Friday, August 25, 2017

SIGCOMM'17 - Session 11 (Routing) - Paper 3: The Impact of Router Outages on the AS-level Internet

Summary:

this paper uses large-scale measurement to understand the dependence of the AS-level Internet on individual routers. 149,560 routers are surveyed across the Internet for 2.5 years. 59,175 of the surveyed routers (40%) experience at least one reboot. This study identified specific routers that were single points of failure for the prefixes they advertised. A novel active probing technique is designed to identify router restarts. Networks are associated with routers using trace data, and then global BGP activities are correlated with router restarts. To infer single point of failures, outages are correlated with route withdraws by testing whether the windows overlap.
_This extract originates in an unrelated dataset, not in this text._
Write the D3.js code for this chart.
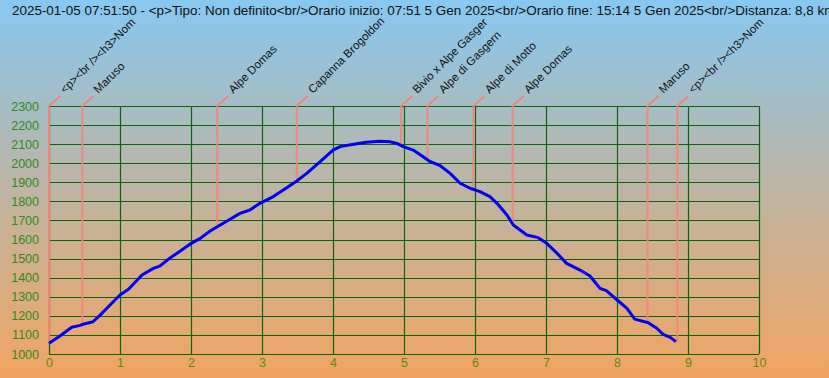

The results show that only 4.0% of routers were correlated with complete withdrawals involving 3,396 prefixes, where the routers appeared in traceroute paths towards the prefixes.
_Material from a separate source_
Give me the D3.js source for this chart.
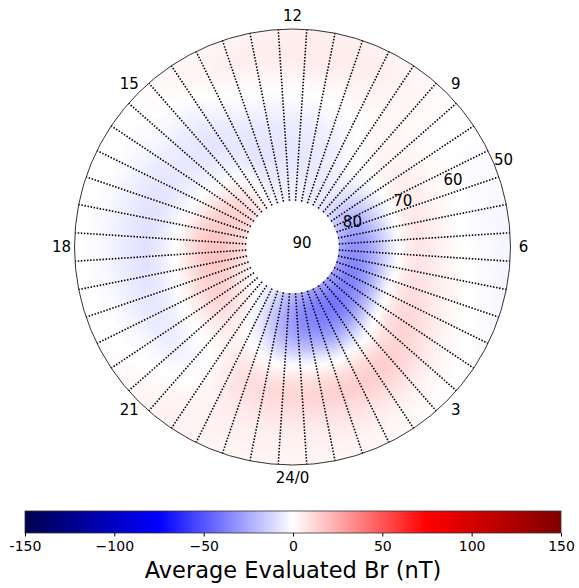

Q: what you identified is the percentage of routers as single points of failure. You sort of hide 6 percent of them in customers' edge, presumably customers are harming themselves by having a single point of failure. For the other 40%, how much does Internet get taken out, i.e., ISP edge, device serving multiple customers? So the fact isn't necessarily that 4% of Internet can be taken out by this singe point of failure, but in fact some larger fraction is disabled. Do you have any sense of that?

A: that is not the case that there is 40% outside of the customer edge. I think it is another 20% or something hidden in customer, but you stay with small, maybe around 10%, outside of the customer network, and you can imagine that if you are providing a tunnel service, the providers will say one of the cases will be sorted out.